Chroniques

par laurent bergnach

mélodies populaires de Leoš Janáček

ProQuartet / Opéra national de Paris, Studio Bastille
- 28 janvier 2007
le compositeur morave Leoš Janáček

Le temps d'un week-end, contrepoint au Journal d'un disparu orchestré par Gustav Kuhn et donné au Palais Garnier du 26 janvier au 16 février, ProQuartet-CEMC propose six rendez-vous pour sensibiliser à la richesse et à l'originalité de l'œuvre de Leoš Janáček (1854-1928). Longtemps ignorée en France, sa musique se voit consacrer un atelier-concert (version originelle du Quatuor n°2 Lettres intimes, avec la viole d'amour remplaçant l'alto traditionnel), deux tables rondes et trois concerts. Après l'exécution des deux Quatuors de 1923 et 1928 par le Quatuor Bennewitz, et avant la découverte du cycle de vingt-deux chants évoqué plus haut, dans sa version originale pour voix et piano, nous sommes conviés à un récital de mélodies populaires. L'enterrement d'un brigand succède à La noce des moustiques, mettant en évidence cet éventail émotionnel que décrivait Kundera : « une confrontation sans transition, vertigineusement serrée, de la tendresse et de la brutalité, de la fureur et de la paix ».

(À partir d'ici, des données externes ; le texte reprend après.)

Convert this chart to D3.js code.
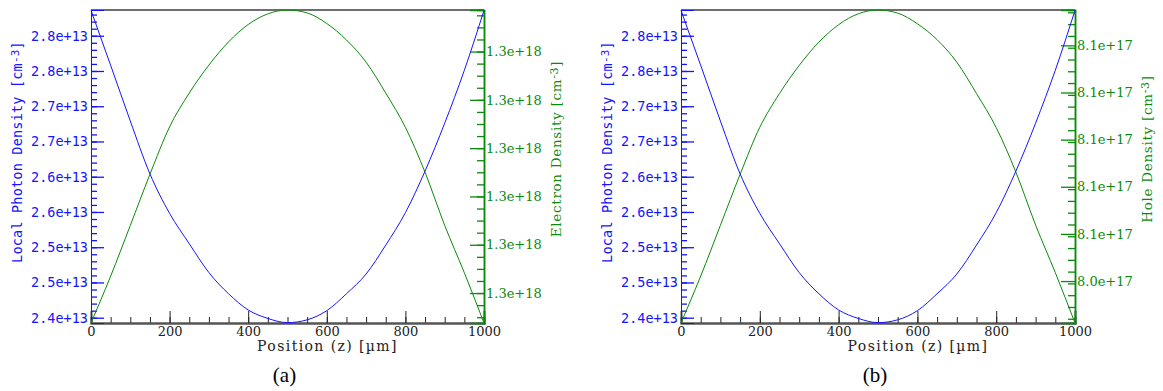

Comme le firent à la même période Bartók et Kodály dans leur pays, Janáček collecta durant plusieurs années un grand nombre de mélodies traditionnelles en sillonnant les routes de Moravie et de Slovaquie occidentale. Sensible à la culture tchèque depuis l'adolescence, ce germanophobe participe à un travail collectif sous la direction du linguiste František Bartoš dans les environs de Hukvaldy, son village natal. Entre 1899 et 1901, plus de deux cent mélodies sont répertoriées, qui donneront la matière à un recueil ethnographique, et seront l'essence de productions musicales : Poésie populaire dans les chansons moraves (1892-1902), Poésie d'Hukvaldy en chansons (1898) ou encore Mélodies et ballades de Silésie (1918).

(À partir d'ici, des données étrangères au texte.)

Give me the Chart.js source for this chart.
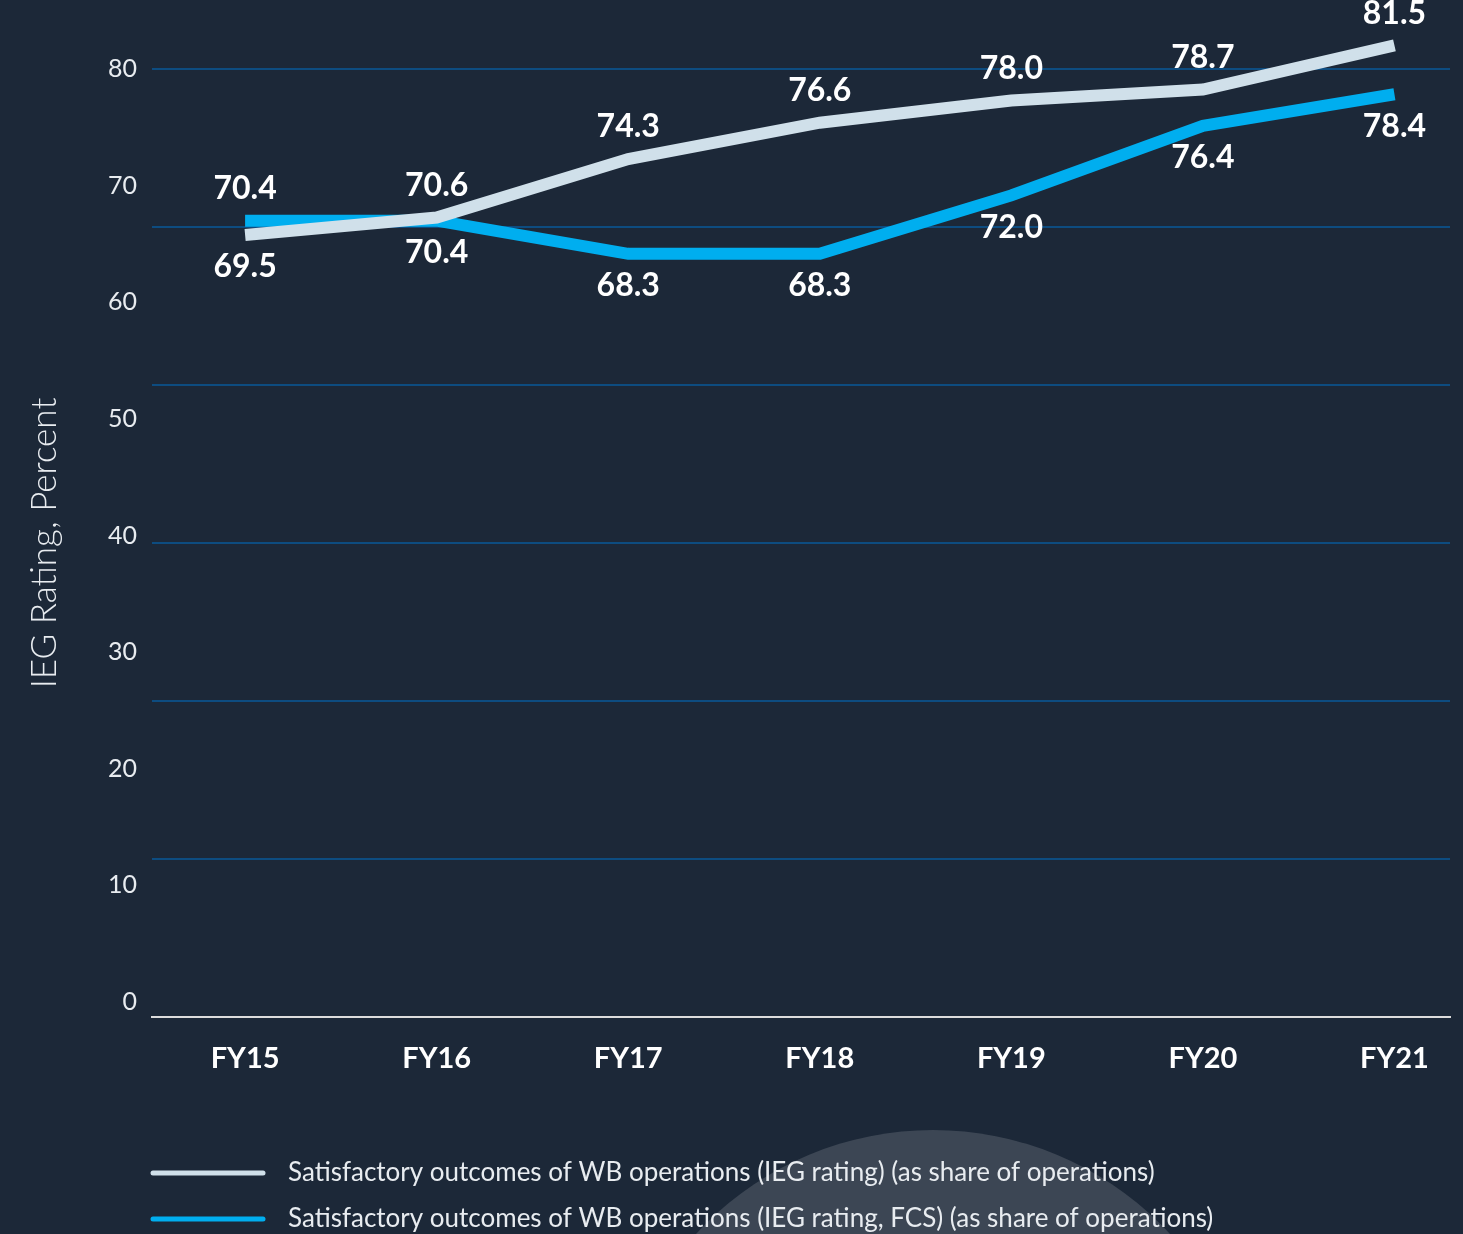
<!DOCTYPE html>
<html>
<head>
    <title>IEG rating</title>
    <script src="https://cdn.jsdelivr.net/npm/chart.js"></script>
    <style>
        body { margin: 0; background: #1c2838; overflow: hidden; }
        #wrap { position: relative; width: 1463px; height: 1234px; }
        #blob { position: absolute; left: 611px; top: 1130px; width: 644px; height: 644px;
                border-radius: 50%; background: rgba(255,255,255,0.14); }
        canvas { position: absolute; left: 0; top: 0; }
    </style>
</head>
<body>
<div id="wrap">
    <div id="blob"></div>
    <canvas id="ratingChart" width="1463" height="1234"></canvas>
</div>

<script>
    // data
    const years = ['FY15', 'FY16', 'FY17', 'FY18', 'FY19', 'FY20', 'FY21'];
    const satisfactory = [69.5, 70.6, 74.3, 76.6, 78.0, 78.7, 81.5];
    const satisfactoryFCS = [70.4, 70.4, 68.3, 68.3, 72.0, 76.4, 78.4];
    const yTickLabels = [0, 10, 20, 30, 40, 50, 60, 70, 80];
    const gridValues = [30, 40, 50, 60, 70, 80];

    // which side of the line each value label goes
    const whiteSide = ['below', 'above', 'above', 'above', 'above', 'above', 'above'];
    const cyanSide = ['above', 'below', 'below', 'below', 'below', 'below', 'below'];

    const txt = '#e8ecf0';

    const valueLabels = {
        id: 'valueLabels',
        afterDatasetsDraw(chart) {
            const ctx = chart.ctx;
            ctx.save();
            ctx.font = 'bold 32px Lato';
            ctx.fillStyle = '#ffffff';
            ctx.textAlign = 'center';
            ctx.textBaseline = 'middle';
            chart.data.datasets.forEach((ds, di) => {
                const sides = di === 0 ? whiteSide : cyanSide;
                chart.getDatasetMeta(di).data.forEach((pt, i) => {
                    const dy = sides[i] === 'above' ? -32 : 32;
                    ctx.fillText(ds.data[i].y.toFixed(1), pt.x, pt.y + dy);
                });
            });
            ctx.restore();
        }
    };

    const bottomLegend = {
        id: 'bottomLegend',
        afterDraw(chart) {
            const ctx = chart.ctx;
            ctx.save();
            ctx.font = '26px Lato';
            ctx.textBaseline = 'middle';
            ctx.lineCap = 'round';
            ctx.lineWidth = 5;
            chart.data.datasets.forEach((ds, i) => {
                const y = 1173 + i * 46;
                ctx.strokeStyle = ds.borderColor;
                ctx.beginPath();
                ctx.moveTo(153, y);
                ctx.lineTo(263, y);
                ctx.stroke();
                ctx.fillStyle = txt;
                ctx.fillText(ds.label, 288, y);
            });
            ctx.restore();
        }
    };

    new Chart(document.getElementById('ratingChart'), {
        type: 'line',
        data: {
            datasets: [{
                label: 'Satisfactory outcomes of WB operations (IEG rating) (as share of operations)',
                data: satisfactory.map((v, i) => ({ x: i, y: v })),
                borderColor: '#d0e0ea',
                borderWidth: 12,
                pointRadius: 0,
                tension: 0,
                clip: false
            }, {
                label: 'Satisfactory outcomes of WB operations (IEG rating, FCS) (as share of operations)',
                data: satisfactoryFCS.map((v, i) => ({ x: i, y: v })),
                borderColor: '#00aeef',
                borderWidth: 12,
                pointRadius: 0,
                tension: 0,
                clip: false
            }]
        },
        options: {
            responsive: false,
            animation: false,
            devicePixelRatio: 1,
            layout: { padding: { top: 69, right: 0, bottom: 0, left: 0 } },
            plugins: { legend: { display: false }, tooltip: { enabled: false } },
            scales: {
                x: {
                    type: 'linear', min: -0.486, max: 6.29,
                    afterBuildTicks: s => { s.ticks = years.map((_, i) => ({ value: i })); },
                    ticks: {
                        callback: v => years[v],
                        color: '#ffffff',
                        font: { family: 'Lato', size: 29, weight: 'bold' },
                        padding: 24, maxRotation: 0, autoSkip: false
                    },
                    grid: { display: false, drawTicks: false },
                    border: { display: true, color: '#dcdcdc', width: 2 },
                    afterFit: s => { s.height = 217; }
                },
                y: {
                    type: 'linear', position: 'right', min: 20, max: 80,
                    afterBuildTicks: s => { s.ticks = gridValues.map(v => ({ value: v })); },
                    ticks: { display: false },
                    grid: { color: '#0d4c80', lineWidth: 2, drawTicks: false },
                    border: { display: false },
                    afterFit: s => { s.width = 13; }
                },
                yl: {
                    type: 'linear', position: 'left', min: -1.29, max: 80,
                    afterBuildTicks: s => { s.ticks = yTickLabels.map(v => ({ value: v })); },
                    ticks: { color: txt, font: { family: 'Lato', size: 25 }, padding: 15 },
                    grid: { display: false, drawTicks: false },
                    border: { display: false },
                    title: {
                        display: true, text: 'IEG Rating, Percent', color: txt,
                        font: { family: 'Lato', size: 35, weight: 300 },
                        padding: { top: 24, bottom: 0 }
                    },
                    afterFit: s => { s.width = 152; }
                }
            }
        },
        plugins: [valueLabels, bottomLegend]
    });
</script>
</body>
</html>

Des extraits de ces trois dernières partitions constituent le programme du jour, en alternance avec les dix pièces du premier cahier de Sur un sentier recouvert. Prix Davidoff 2000, le jeuneMartin Kasík déçoit par un jeu technique et terne qui n'illustre guère le mystère ou l'ironie de certains titres. Heureusement, les solistes de l'Opéra de Prague qu'il accompagne ne sont pas prises en faute. Soprano lumineux, Jana Sibera forme plusieurs duetti équilibrés avec le mezzo-soprano Sylva Čmugrová, au chant évident, au timbre chaud, expressif et émouvant. La note sombre du récital est apportée par le contralto Eliška Weisová qui allie ampleur et rondeur de son.